I spent a portion of last night with people whom I think of as friends or whom I think of as possible friends. In these contexts, I feel like I did when I was sixteen and I was hit by a cab while riding my bike. I bounced off the cab's hood, my bike was a little bent but unbroken, and I was able to ride away (thank you, helmet!). As I got home, I wasn't sure whether to tell friends and family that I was hit by a cab. I mean, I was shaken, but I didn't want people to treat me differently, to go concussion hunting, whatever.
Do you enter into a human relationship acknowledging that you are wounded?
As I approach times like last night, with these people, part of me feels like I should open with: I was hit by a cab eight weeks ago. If I start acting funny, please tell me. If I am hurtful, I do not mean it; if I should be listening to you and instead I space for a second, it's not about you. It's that my helmet was on too loose when I hit the boulevard.
And yet part of me wants to ignore it, to say: I bounced, I'm okay. Thank you Helmet. I'm okay. Please enjoy my company the way you might have, all the time, anyway.

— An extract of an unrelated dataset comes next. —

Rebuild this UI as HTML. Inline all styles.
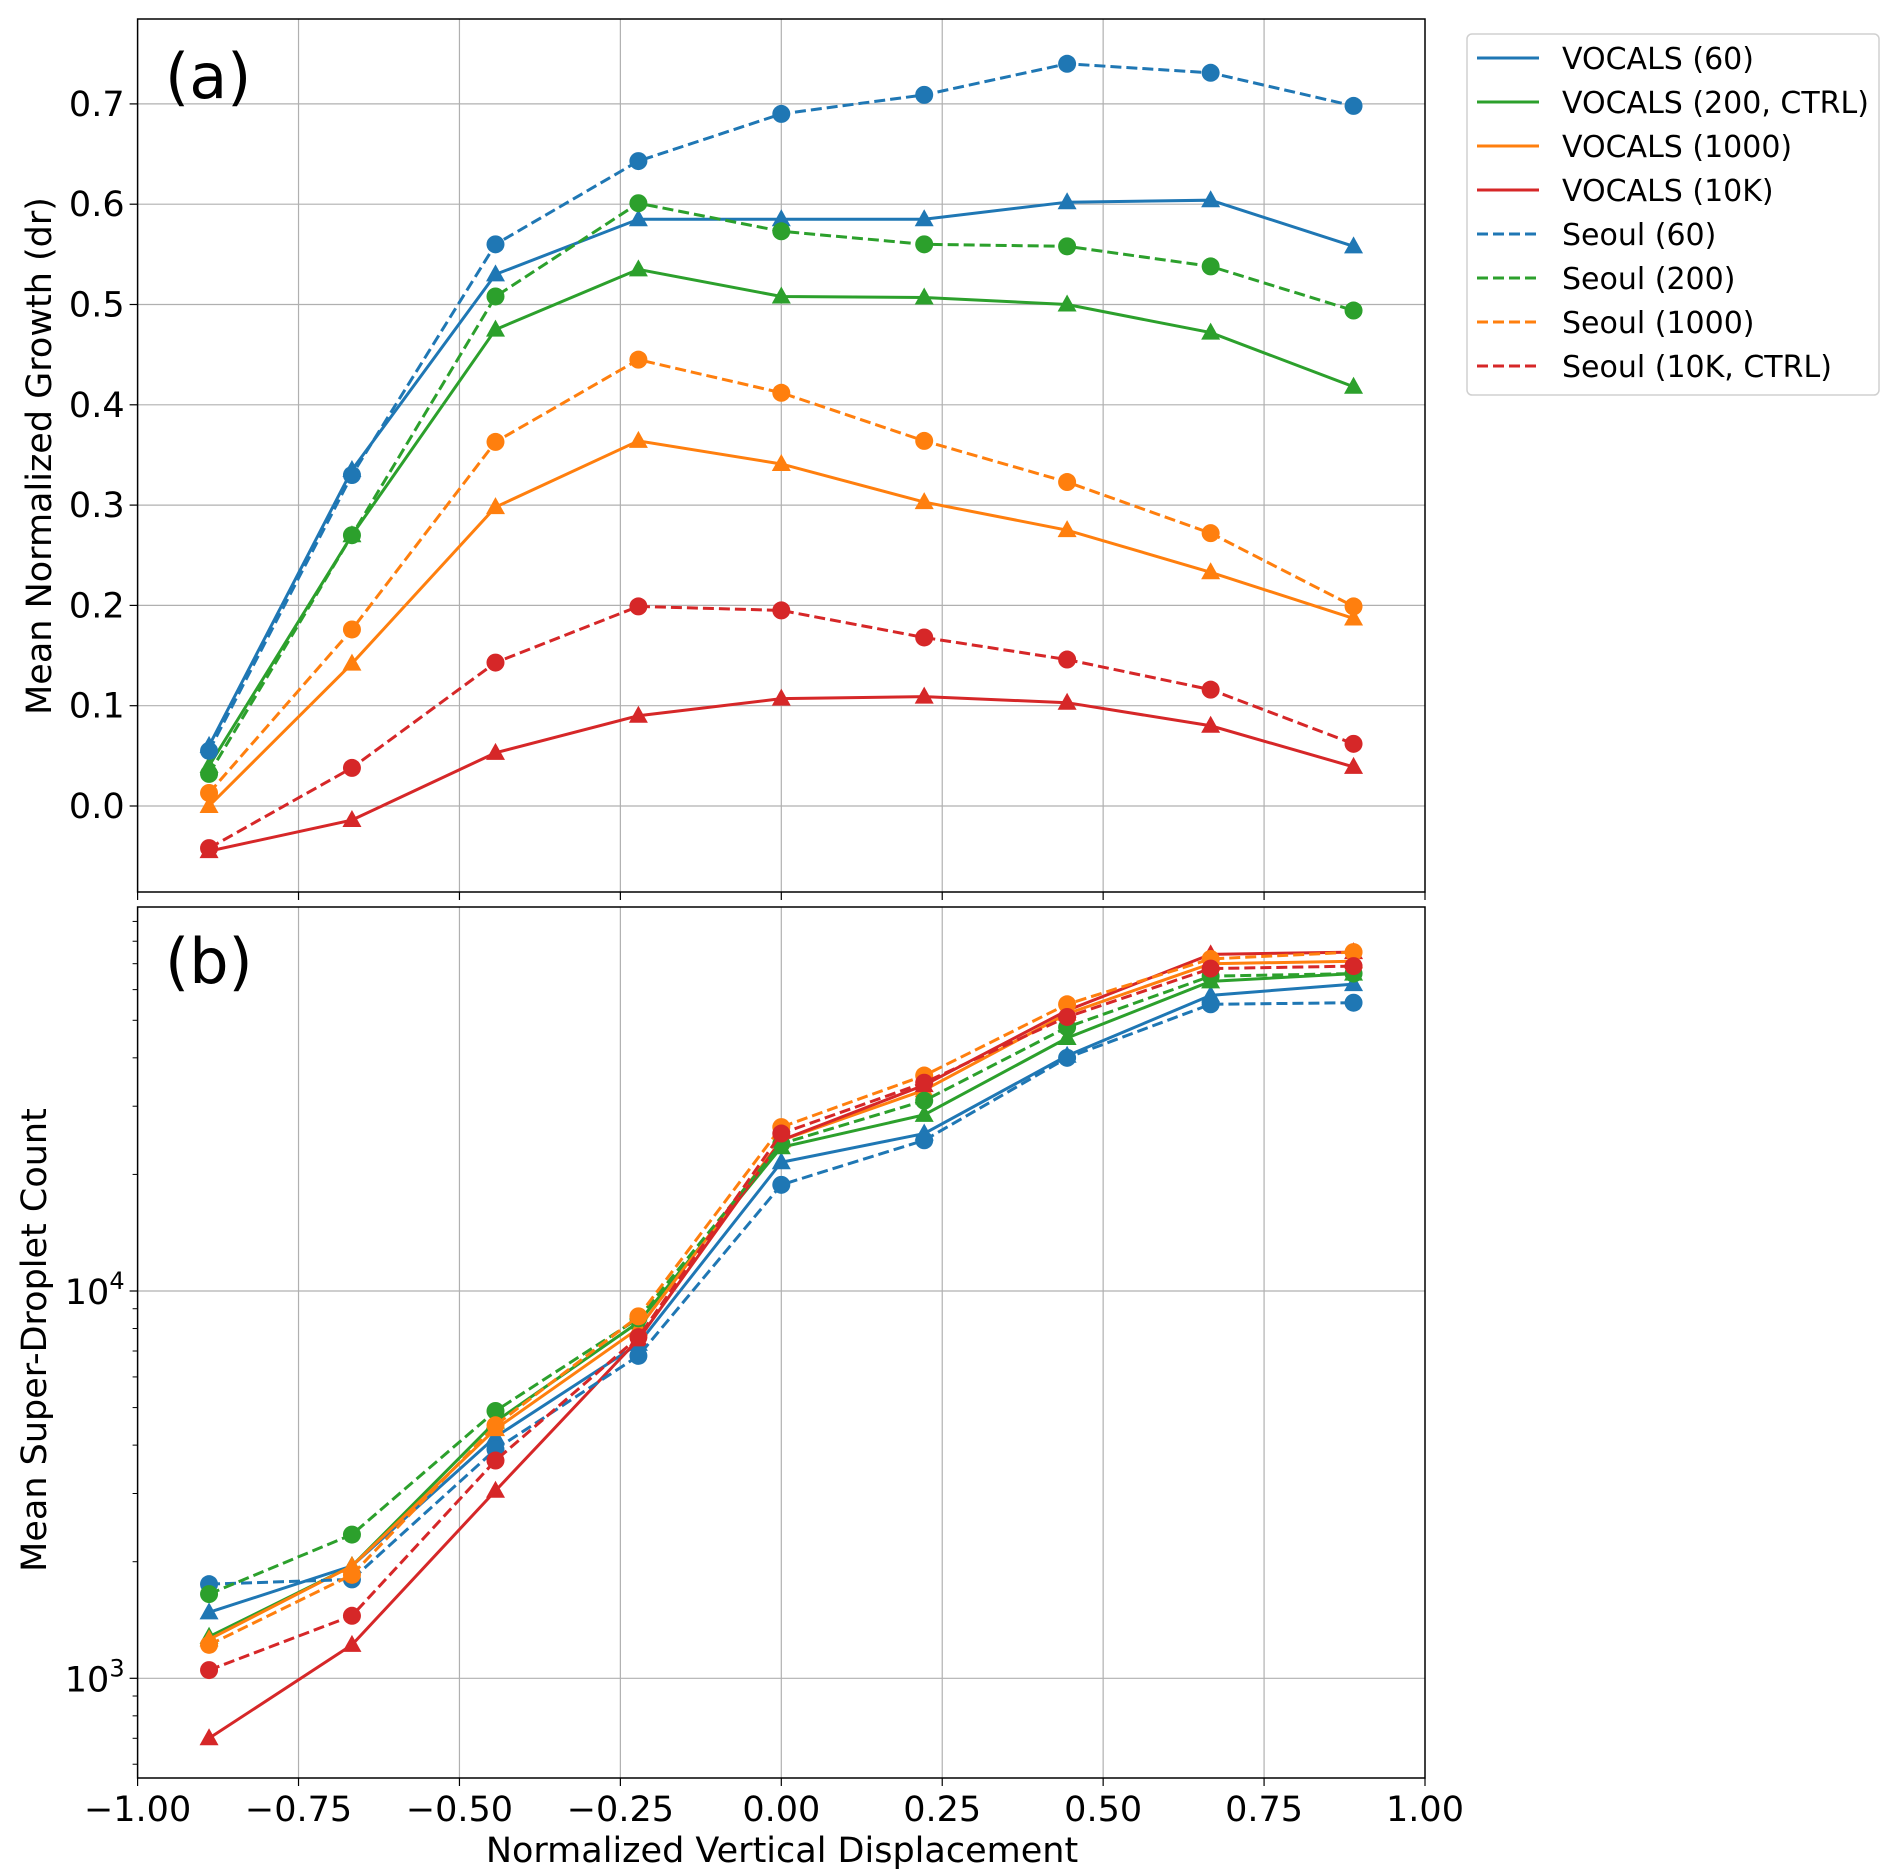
<!DOCTYPE html>
<html><head><meta charset="utf-8"><style>
html,body{margin:0;padding:0;background:#fff;}
svg{display:block;font-family:"DejaVu Sans","Liberation Sans",sans-serif;}
</style></head><body>
<svg id="chart" width="1892" height="1874" viewBox="0 0 1892 1874" xmlns="http://www.w3.org/2000/svg"></svg>
<script>
const xValues=[-0.889,-0.667,-0.444,-0.222,0,0.222,0.444,0.667,0.889];
const xTicks=[-1,-0.75,-0.5,-0.25,0,0.25,0.5,0.75,1];
const xTickLabels=["\u22121.00","\u22120.75","\u22120.50","\u22120.25","0.00","0.25","0.50","0.75","1.00"];
const yTicksA=[0,0.1,0.2,0.3,0.4,0.5,0.6,0.7];
const yTickLabelsA=["0.0","0.1","0.2","0.3","0.4","0.5","0.6","0.7"];
const seriesNames=["VOCALS (60)","VOCALS (200, CTRL)","VOCALS (1000)","VOCALS (10K)","Seoul (60)","Seoul (200)","Seoul (1000)","Seoul (10K, CTRL)"];
const seriesColors=["#1f77b4","#2ca02c","#ff7f0e","#d62728","#1f77b4","#2ca02c","#ff7f0e","#d62728"];
const growthV60=[0.06,0.335,0.53,0.585,0.585,0.585,0.602,0.604,0.558];
const growthV200=[0.04,0.27,0.475,0.535,0.508,0.507,0.50,0.472,0.418];
const growthV1000=[0.0,0.142,0.298,0.364,0.341,0.303,0.275,0.233,0.187];
const growthV10K=[-0.045,-0.014,0.053,0.09,0.107,0.109,0.103,0.08,0.039];
const growthS60=[0.055,0.33,0.56,0.643,0.69,0.709,0.74,0.731,0.698];
const growthS200=[0.032,0.27,0.508,0.601,0.573,0.56,0.558,0.538,0.494];
const growthS1000=[0.013,0.176,0.363,0.445,0.412,0.364,0.323,0.272,0.199];
const growthS10K=[-0.042,0.038,0.143,0.199,0.195,0.168,0.146,0.116,0.062];
const countV60=[1480,1950,4200,7300,21500,25500,40500,58000,62000];
const countV200=[1280,1950,4600,8300,23500,28500,45000,63000,66000];
const countV1000=[1260,1950,4400,8000,24500,33000,52000,70000,71000];
const countV10K=[700,1220,3050,7500,24500,34000,53000,74000,75000];
const countS60=[1750,1800,3900,6800,18800,24500,40000,55000,55500];
const countS200=[1650,2350,4900,8500,24000,31000,48000,65000,66000];
const countS1000=[1220,1850,4500,8600,26500,36000,55000,72000,75000];
const countS10K=[1050,1450,3650,7600,25500,34500,51000,68000,69000];

const growthSeries=[growthV60,growthV200,growthV1000,growthV10K,growthS60,growthS200,growthS1000,growthS10K];
const countSeries=[countV60,countV200,countV1000,countV10K,countS60,countS200,countS1000,countS10K];

const NS="http://www.w3.org/2000/svg";
const svg=document.getElementById('chart');
const L=137.6,R=1425,AT=19,AB=892,BT=907,BB=1778;
function xs(v){return L+(v+1)/2*(R-L);}
function ysA(v){return 806-v*1003;}
function ysB(v){return 1291-(Math.log10(v)-4)*387.3;}
function el(tag,attrs,parent){const e=document.createElementNS(NS,tag);for(const k in attrs)e.setAttribute(k,attrs[k]);(parent||svg).appendChild(e);return e;}
function txt(s,attrs,parent){const e=el('text',attrs,parent);e.textContent=s;return e;}

function panel(top,bottom,name){
  const g=el('g',{});
  
  
  const clip=el('clipPath',{id:'clip-'+name},g);
  el('rect',{x:L,y:top,width:R-L,height:bottom-top},clip);
  return g;
}

const TF=35;
// Panel A
const ga=panel(AT,AB,'panel-a');
xTicks.forEach((t,i)=>{
  const x=xs(t);
  if(i>0&&i<xTicks.length-1){const gl=el('line',{x1:x,x2:x,y1:AT,y2:AB,stroke:'#b0b0b0','stroke-width':1.2},ga);
  }
  el('line',{x1:x,x2:x,y1:AB,y2:AB+8,stroke:'#000','stroke-width':1.2},ga);
});
yTicksA.forEach((t,i)=>{
  const y=ysA(t);
  const gl=el('line',{x1:L,x2:R,y1:y,y2:y,stroke:'#b0b0b0','stroke-width':1.2},ga);
  
  el('line',{x1:L-8,x2:L,y1:y,y2:y,stroke:'#000','stroke-width':1.2},ga);
  const tl=txt(yTickLabelsA[i],{x:L-13,y:y+12,'font-size':TF,'text-anchor':'end',fill:'#000'},ga);
  
});
function drawSeries(g,data,scale,clipId){
  data.forEach((arr,si)=>{
    const sg=el('g',{'clip-path':'url(#'+clipId+')'},g);
    
    
    const pts=arr.map((v,i)=>xs(xValues[i])+','+scale(v)).join(' ');
    const attrs={points:pts,fill:'none',stroke:seriesColors[si],'stroke-width':3};
    if(si>=4)attrs['stroke-dasharray']='11,5';
    el('polyline',attrs,sg);
    arr.forEach((v,i)=>{
      const x=xs(xValues[i]),y=scale(v);
      let m;
      if(si<4){m=el('polygon',{points:`${x},${y-10} ${x-9.5},${y+7} ${x+9.5},${y+7}`,fill:seriesColors[si]},sg);}
      else{m=el('circle',{cx:x,cy:y,r:9,fill:seriesColors[si]},sg);}
      
      
    });
  });
}
drawSeries(ga,growthSeries,ysA,'clip-panel-a');
el('rect',{x:L,y:AT,width:R-L,height:AB-AT,fill:'none',stroke:'#000','stroke-width':1.5},ga);
const la=txt('(a)',{x:165,y:98,'font-size':62,fill:'#000'},ga);

const yla=txt('Mean Normalized Growth (dr)',{x:0,y:0,'font-size':TF,'text-anchor':'middle',transform:'translate(51,456) rotate(-90)',fill:'#000'},ga);


// Panel B
const gb=panel(BT,BB,'panel-b');
xTicks.forEach((t,i)=>{
  const x=xs(t);
  if(i>0&&i<xTicks.length-1){const gl=el('line',{x1:x,x2:x,y1:BT,y2:BB,stroke:'#b0b0b0','stroke-width':1.2},gb);
  }
  el('line',{x1:x,x2:x,y1:BB,y2:BB+8,stroke:'#000','stroke-width':1.2},gb);
  const tl=txt(xTickLabels[i],{x:x,y:BB+43,'font-size':TF,'text-anchor':'middle',fill:'#000'},gb);
  
});
[1000,10000].forEach((t,i)=>{
  const y=ysB(t);
  const gl=el('line',{x1:L,x2:R,y1:y,y2:y,stroke:'#b0b0b0','stroke-width':1.2},gb);
  
  el('line',{x1:L-8,x2:L,y1:y,y2:y,stroke:'#000','stroke-width':1.2},gb);
  const tl=el('text',{x:L-13,y:y+13,'font-size':TF,'text-anchor':'end',fill:'#000'},gb);
  
  tl.appendChild(document.createTextNode('10'));
  const sup=el('tspan',{dy:-15,'font-size':24},tl);sup.textContent=(i===0?'3':'4');
});
[600,700,800,900,2000,3000,4000,5000,6000,7000,8000,9000,20000,30000,40000,50000,60000,70000,80000,90000].forEach(v=>{
  const y=ysB(v);if(y<BT||y>BB)return;
  el('line',{x1:L-5,x2:L,y1:y,y2:y,stroke:'#000','stroke-width':1},gb);
});
drawSeries(gb,countSeries,ysB,'clip-panel-b');
el('rect',{x:L,y:BT,width:R-L,height:BB-BT,fill:'none',stroke:'#000','stroke-width':1.5},gb);
const lb=txt('(b)',{x:165,y:983,'font-size':62,fill:'#000'},gb);

const ylb=txt('Mean Super-Droplet Count',{x:0,y:0,'font-size':TF,'text-anchor':'middle',transform:'translate(46,1340) rotate(-90)',fill:'#000'},gb);

const xl=txt('Normalized Vertical Displacement',{x:782,y:1862,'font-size':TF,'text-anchor':'middle',fill:'#000'});


// Legend
const lg=el('g',{});


el('rect',{x:1467,y:34,width:412,height:361,rx:5,fill:'#fff',stroke:'#d0d0d0','stroke-width':1.5},lg);
seriesNames.forEach((n,i)=>{
  const y=58+i*44;
  const eg=el('g',{},lg);
  
  
  const a={x1:1477,x2:1539,y1:y,y2:y,stroke:seriesColors[i],'stroke-width':3};
  if(i>=4)a['stroke-dasharray']='11,5';
  el('line',a,eg);
  txt(n,{x:1562,y:y+11,'font-size':30,fill:'#000'},eg);
});
</script>
</body></html>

If my eyes glaze, well, I've always had a certain eye-glazey charm.
How do I earnestly and honestly enter into human friendships in this position?
I chose teaching as a career because I like helping people learn to express themselves, and to achieve what is possible when they communicate well. I'm the helper, you know?
But what bothers me most is, I don't get to decide whether I have an (emotional) concussion. Telling people I was hit by a cab doesn't make the (emotional) concussion go away, if I have one, and not telling people that I was hit by a cab doesn't make the emotional concussion go away, if I have one.
I keep saying "if." Surely, I must.
I don't get to decide when I am okay. I am not even sure I trust my own ability to know when I will be okay.
- I feel certain that the minute I feel that my loss behind me, I will feel it, as my friend Michael Gillespie calls it, washing up as waves of anger and sadness.
- Claims that I am okay, at some point, will feel to me like evidence that I am not, that I am trying to force emotional healing that I can't force, can't resolve.
Part of me wants to know when I will be "me" again. And part of me knows that whatever me I will be, when I am through this process, will be unlike any "me" I have been before. I don't know that I have ever lived with this much uncertainty before.